WRITTEN REQUEST:
Transcribe, exactly as they appear, the line that contains "Recreate this image as a Python script that uses matplotlib.", the line that contains "from matplotlib.lines import Line2D", and every line in between, and nothing else.

==== EXERCISE INPUTS ====

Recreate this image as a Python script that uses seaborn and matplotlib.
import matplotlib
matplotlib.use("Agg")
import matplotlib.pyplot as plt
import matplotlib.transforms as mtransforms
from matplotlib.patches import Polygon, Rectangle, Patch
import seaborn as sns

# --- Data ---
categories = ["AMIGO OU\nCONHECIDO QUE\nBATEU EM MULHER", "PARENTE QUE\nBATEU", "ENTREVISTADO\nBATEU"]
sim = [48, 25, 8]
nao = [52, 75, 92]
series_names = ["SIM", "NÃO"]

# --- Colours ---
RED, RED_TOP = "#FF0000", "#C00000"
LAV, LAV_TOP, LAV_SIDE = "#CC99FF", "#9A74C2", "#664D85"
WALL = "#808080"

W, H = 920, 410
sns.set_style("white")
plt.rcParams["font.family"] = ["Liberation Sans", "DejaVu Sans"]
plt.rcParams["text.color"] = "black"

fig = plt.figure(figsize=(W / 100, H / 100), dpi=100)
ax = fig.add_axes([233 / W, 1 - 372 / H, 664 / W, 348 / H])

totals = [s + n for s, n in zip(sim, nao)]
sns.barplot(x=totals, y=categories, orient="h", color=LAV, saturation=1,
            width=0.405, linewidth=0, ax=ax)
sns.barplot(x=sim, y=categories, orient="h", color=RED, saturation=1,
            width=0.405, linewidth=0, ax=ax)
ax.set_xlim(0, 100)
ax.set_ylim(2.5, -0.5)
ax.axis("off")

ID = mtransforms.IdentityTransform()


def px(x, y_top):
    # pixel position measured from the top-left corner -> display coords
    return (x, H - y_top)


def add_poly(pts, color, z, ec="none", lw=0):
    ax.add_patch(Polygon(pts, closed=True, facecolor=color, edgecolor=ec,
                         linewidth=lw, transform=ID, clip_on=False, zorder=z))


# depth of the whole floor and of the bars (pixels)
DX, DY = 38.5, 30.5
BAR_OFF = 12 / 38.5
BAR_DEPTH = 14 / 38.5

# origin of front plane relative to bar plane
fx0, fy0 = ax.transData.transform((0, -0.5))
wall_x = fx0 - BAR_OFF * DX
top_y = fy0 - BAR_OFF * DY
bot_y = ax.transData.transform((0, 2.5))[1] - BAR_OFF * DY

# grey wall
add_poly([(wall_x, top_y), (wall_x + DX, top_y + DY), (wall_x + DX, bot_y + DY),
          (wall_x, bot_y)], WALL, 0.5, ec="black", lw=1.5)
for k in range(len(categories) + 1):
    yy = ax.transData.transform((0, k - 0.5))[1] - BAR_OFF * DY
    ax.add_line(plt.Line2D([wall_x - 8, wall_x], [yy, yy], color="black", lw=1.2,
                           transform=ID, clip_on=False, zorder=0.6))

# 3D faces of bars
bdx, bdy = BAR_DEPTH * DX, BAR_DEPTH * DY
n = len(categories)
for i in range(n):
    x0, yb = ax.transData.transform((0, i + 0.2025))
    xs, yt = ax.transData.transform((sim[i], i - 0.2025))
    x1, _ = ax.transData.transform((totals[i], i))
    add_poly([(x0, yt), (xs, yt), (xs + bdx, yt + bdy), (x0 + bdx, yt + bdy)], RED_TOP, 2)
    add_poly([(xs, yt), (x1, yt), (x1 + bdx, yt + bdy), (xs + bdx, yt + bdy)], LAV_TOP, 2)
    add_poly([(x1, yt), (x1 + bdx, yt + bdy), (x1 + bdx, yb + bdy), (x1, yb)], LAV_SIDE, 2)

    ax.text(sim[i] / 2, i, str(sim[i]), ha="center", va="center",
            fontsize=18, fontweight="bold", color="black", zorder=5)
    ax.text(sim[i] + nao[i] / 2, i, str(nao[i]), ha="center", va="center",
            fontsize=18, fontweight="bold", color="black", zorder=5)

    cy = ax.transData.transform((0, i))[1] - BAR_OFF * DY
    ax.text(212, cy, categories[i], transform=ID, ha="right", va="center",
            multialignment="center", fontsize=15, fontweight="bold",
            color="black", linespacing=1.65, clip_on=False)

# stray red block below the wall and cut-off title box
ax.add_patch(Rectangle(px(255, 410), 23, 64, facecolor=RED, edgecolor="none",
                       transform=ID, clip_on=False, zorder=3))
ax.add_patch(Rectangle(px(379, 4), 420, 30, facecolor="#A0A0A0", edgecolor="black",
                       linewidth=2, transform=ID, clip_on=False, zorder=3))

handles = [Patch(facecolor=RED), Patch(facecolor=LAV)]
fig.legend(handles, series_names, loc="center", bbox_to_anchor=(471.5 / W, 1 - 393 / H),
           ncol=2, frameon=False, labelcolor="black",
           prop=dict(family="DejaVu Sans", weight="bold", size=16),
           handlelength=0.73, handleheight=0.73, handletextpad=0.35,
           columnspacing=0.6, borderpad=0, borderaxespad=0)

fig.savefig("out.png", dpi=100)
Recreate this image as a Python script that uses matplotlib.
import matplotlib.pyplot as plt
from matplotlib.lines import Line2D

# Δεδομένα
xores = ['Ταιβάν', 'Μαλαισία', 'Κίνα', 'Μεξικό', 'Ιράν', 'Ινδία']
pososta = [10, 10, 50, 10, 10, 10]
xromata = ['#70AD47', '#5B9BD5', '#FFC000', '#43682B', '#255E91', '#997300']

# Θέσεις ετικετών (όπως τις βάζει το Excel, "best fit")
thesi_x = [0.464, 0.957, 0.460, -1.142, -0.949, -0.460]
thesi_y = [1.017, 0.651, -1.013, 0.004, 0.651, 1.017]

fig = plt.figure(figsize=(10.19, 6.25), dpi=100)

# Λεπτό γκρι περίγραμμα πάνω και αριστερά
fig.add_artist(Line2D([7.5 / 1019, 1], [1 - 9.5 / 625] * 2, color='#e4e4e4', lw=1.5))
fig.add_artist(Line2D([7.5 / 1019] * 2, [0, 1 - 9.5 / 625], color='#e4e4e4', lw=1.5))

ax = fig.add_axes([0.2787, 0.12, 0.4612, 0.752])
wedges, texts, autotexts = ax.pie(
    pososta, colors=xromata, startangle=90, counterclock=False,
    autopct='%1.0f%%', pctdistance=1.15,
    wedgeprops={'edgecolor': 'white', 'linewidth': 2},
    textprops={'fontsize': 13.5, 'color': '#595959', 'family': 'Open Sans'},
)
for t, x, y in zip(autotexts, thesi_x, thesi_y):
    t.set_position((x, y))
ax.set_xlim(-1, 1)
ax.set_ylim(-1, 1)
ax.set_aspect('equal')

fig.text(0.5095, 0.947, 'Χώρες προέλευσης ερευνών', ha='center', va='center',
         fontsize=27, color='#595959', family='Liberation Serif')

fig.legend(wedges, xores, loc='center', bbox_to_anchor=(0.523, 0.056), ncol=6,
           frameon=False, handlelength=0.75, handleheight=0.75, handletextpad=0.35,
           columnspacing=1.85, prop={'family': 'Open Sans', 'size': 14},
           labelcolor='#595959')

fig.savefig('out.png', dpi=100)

====

OUTPUT BELOW:
Recreate this image as a Python script that uses matplotlib.
import matplotlib.pyplot as plt
from matplotlib.lines import Line2D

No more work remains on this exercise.